--- BEGIN STORED DATA ---

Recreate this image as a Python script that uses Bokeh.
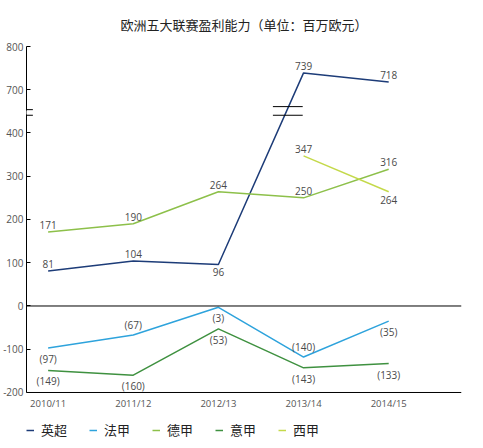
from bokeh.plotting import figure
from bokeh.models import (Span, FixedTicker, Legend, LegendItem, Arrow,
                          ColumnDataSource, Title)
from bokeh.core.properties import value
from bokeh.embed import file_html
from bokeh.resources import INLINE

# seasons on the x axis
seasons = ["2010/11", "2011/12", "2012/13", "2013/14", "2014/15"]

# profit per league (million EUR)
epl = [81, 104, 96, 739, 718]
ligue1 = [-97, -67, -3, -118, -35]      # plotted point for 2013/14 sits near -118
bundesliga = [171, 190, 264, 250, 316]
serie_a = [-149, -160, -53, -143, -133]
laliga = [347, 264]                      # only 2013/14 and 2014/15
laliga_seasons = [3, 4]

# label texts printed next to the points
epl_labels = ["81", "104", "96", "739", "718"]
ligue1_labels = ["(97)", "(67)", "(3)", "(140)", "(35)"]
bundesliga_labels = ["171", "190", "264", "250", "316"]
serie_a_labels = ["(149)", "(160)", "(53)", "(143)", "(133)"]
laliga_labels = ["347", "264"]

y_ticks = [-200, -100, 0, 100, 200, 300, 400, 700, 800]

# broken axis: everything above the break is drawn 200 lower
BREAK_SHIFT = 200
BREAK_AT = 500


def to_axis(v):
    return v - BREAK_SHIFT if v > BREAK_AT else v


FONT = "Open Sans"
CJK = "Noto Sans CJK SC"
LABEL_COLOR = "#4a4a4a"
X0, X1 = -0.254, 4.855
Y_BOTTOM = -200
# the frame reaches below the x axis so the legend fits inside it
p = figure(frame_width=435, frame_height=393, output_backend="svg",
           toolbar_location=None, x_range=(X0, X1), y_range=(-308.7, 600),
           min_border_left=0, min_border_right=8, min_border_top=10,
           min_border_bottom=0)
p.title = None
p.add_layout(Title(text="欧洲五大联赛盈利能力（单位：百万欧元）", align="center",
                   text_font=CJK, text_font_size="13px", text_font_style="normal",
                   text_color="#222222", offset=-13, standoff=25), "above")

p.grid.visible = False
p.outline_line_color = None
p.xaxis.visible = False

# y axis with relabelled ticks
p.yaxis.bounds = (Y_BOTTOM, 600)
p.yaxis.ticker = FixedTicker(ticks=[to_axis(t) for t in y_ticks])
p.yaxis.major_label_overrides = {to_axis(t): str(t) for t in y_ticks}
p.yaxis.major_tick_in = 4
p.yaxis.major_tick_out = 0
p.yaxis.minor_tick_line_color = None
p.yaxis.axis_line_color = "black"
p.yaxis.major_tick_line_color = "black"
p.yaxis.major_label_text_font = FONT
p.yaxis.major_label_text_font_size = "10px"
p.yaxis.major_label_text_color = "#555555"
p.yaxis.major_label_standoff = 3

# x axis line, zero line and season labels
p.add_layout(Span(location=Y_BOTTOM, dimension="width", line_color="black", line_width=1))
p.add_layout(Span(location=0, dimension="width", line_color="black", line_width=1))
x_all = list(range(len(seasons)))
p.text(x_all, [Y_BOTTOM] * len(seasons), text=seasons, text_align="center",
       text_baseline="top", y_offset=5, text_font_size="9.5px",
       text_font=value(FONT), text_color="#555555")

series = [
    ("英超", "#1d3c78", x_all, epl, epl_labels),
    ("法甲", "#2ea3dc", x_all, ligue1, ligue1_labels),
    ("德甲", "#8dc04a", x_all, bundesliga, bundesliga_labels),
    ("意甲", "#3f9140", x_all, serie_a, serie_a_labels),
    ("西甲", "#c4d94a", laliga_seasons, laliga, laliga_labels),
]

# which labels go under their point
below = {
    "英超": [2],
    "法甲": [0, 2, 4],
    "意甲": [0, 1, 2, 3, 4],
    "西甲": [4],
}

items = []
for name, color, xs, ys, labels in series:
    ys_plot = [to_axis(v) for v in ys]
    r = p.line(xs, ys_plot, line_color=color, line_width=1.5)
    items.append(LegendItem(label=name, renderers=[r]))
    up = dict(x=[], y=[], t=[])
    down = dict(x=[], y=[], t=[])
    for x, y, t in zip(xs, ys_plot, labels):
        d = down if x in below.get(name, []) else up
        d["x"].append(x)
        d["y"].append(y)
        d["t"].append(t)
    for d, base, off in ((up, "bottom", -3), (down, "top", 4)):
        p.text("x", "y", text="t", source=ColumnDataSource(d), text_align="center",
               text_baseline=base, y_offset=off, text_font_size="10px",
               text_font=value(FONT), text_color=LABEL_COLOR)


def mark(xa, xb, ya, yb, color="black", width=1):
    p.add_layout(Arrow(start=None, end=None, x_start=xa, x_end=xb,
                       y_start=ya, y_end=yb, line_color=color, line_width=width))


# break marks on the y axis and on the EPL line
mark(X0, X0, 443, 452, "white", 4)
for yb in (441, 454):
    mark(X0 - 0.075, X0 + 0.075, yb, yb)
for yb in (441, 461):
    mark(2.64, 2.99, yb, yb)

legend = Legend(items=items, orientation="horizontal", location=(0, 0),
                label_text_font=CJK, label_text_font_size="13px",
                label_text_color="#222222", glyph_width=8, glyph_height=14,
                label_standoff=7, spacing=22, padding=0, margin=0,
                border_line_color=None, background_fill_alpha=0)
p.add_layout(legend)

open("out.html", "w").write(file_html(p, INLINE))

--- END STORED DATA ---

▶ [WORK INSTRUCTIONS]:
Each line of the data should be quoted exactly, with pictures left out.

▶ [FINISHED ANSWER]:
Recreate this image as a Python script that uses Bokeh.
from bokeh.plotting import figure
from bokeh.models import (Span, FixedTicker, Legend, LegendItem, Arrow,
                          ColumnDataSource, Title)
from bokeh.core.properties import value
from bokeh.embed import file_html
from bokeh.resources import INLINE

# seasons on the x axis
seasons = ["2010/11", "2011/12", "2012/13", "2013/14", "2014/15"]

# profit per league (million EUR)
epl = [81, 104, 96, 739, 718]
ligue1 = [-97, -67, -3, -118, -35]      # plotted point for 2013/14 sits near -118
bundesliga = [171, 190, 264, 250, 316]
serie_a = [-149, -160, -53, -143, -133]
laliga = [347, 264]                      # only 2013/14 and 2014/15
laliga_seasons = [3, 4]

# label texts printed next to the points
epl_labels = ["81", "104", "96", "739", "718"]
ligue1_labels = ["(97)", "(67)", "(3)", "(140)", "(35)"]
bundesliga_labels = ["171", "190", "264", "250", "316"]
serie_a_labels = ["(149)", "(160)", "(53)", "(143)", "(133)"]
laliga_labels = ["347", "264"]

y_ticks = [-200, -100, 0, 100, 200, 300, 400, 700, 800]

# broken axis: everything above the break is drawn 200 lower
BREAK_SHIFT = 200
BREAK_AT = 500


def to_axis(v):
    return v - BREAK_SHIFT if v > BREAK_AT else v


FONT = "Open Sans"
CJK = "Noto Sans CJK SC"
LABEL_COLOR = "#4a4a4a"
X0, X1 = -0.254, 4.855
Y_BOTTOM = -200
# the frame reaches below the x axis so the legend fits inside it
p = figure(frame_width=435, frame_height=393, output_backend="svg",
           toolbar_location=None, x_range=(X0, X1), y_range=(-308.7, 600),
           min_border_left=0, min_border_right=8, min_border_top=10,
           min_border_bottom=0)
p.title = None
p.add_layout(Title(text="欧洲五大联赛盈利能力（单位：百万欧元）", align="center",
                   text_font=CJK, text_font_size="13px", text_font_style="normal",
                   text_color="#222222", offset=-13, standoff=25), "above")

p.grid.visible = False
p.outline_line_color = None
p.xaxis.visible = False

# y axis with relabelled ticks
p.yaxis.bounds = (Y_BOTTOM, 600)
p.yaxis.ticker = FixedTicker(ticks=[to_axis(t) for t in y_ticks])
p.yaxis.major_label_overrides = {to_axis(t): str(t) for t in y_ticks}
p.yaxis.major_tick_in = 4
p.yaxis.major_tick_out = 0
p.yaxis.minor_tick_line_color = None
p.yaxis.axis_line_color = "black"
p.yaxis.major_tick_line_color = "black"
p.yaxis.major_label_text_font = FONT
p.yaxis.major_label_text_font_size = "10px"
p.yaxis.major_label_text_color = "#555555"
p.yaxis.major_label_standoff = 3

# x axis line, zero line and season labels
p.add_layout(Span(location=Y_BOTTOM, dimension="width", line_color="black", line_width=1))
p.add_layout(Span(location=0, dimension="width", line_color="black", line_width=1))
x_all = list(range(len(seasons)))
p.text(x_all, [Y_BOTTOM] * len(seasons), text=seasons, text_align="center",
       text_baseline="top", y_offset=5, text_font_size="9.5px",
       text_font=value(FONT), text_color="#555555")

series = [
    ("英超", "#1d3c78", x_all, epl, epl_labels),
    ("法甲", "#2ea3dc", x_all, ligue1, ligue1_labels),
    ("德甲", "#8dc04a", x_all, bundesliga, bundesliga_labels),
    ("意甲", "#3f9140", x_all, serie_a, serie_a_labels),
    ("西甲", "#c4d94a", laliga_seasons, laliga, laliga_labels),
]

# which labels go under their point
below = {
    "英超": [2],
    "法甲": [0, 2, 4],
    "意甲": [0, 1, 2, 3, 4],
    "西甲": [4],
}

items = []
for name, color, xs, ys, labels in series:
    ys_plot = [to_axis(v) for v in ys]
    r = p.line(xs, ys_plot, line_color=color, line_width=1.5)
    items.append(LegendItem(label=name, renderers=[r]))
    up = dict(x=[], y=[], t=[])
    down = dict(x=[], y=[], t=[])
    for x, y, t in zip(xs, ys_plot, labels):
        d = down if x in below.get(name, []) else up
        d["x"].append(x)
        d["y"].append(y)
        d["t"].append(t)
    for d, base, off in ((up, "bottom", -3), (down, "top", 4)):
        p.text("x", "y", text="t", source=ColumnDataSource(d), text_align="center",
               text_baseline=base, y_offset=off, text_font_size="10px",
               text_font=value(FONT), text_color=LABEL_COLOR)


def mark(xa, xb, ya, yb, color="black", width=1):
    p.add_layout(Arrow(start=None, end=None, x_start=xa, x_end=xb,
                       y_start=ya, y_end=yb, line_color=color, line_width=width))


# break marks on the y axis and on the EPL line
mark(X0, X0, 443, 452, "white", 4)
for yb in (441, 454):
    mark(X0 - 0.075, X0 + 0.075, yb, yb)
for yb in (441, 461):
    mark(2.64, 2.99, yb, yb)

legend = Legend(items=items, orientation="horizontal", location=(0, 0),
                label_text_font=CJK, label_text_font_size="13px",
                label_text_color="#222222", glyph_width=8, glyph_height=14,
                label_standoff=7, spacing=22, padding=0, margin=0,
                border_line_color=None, background_fill_alpha=0)
p.add_layout(legend)

open("out.html", "w").write(file_html(p, INLINE))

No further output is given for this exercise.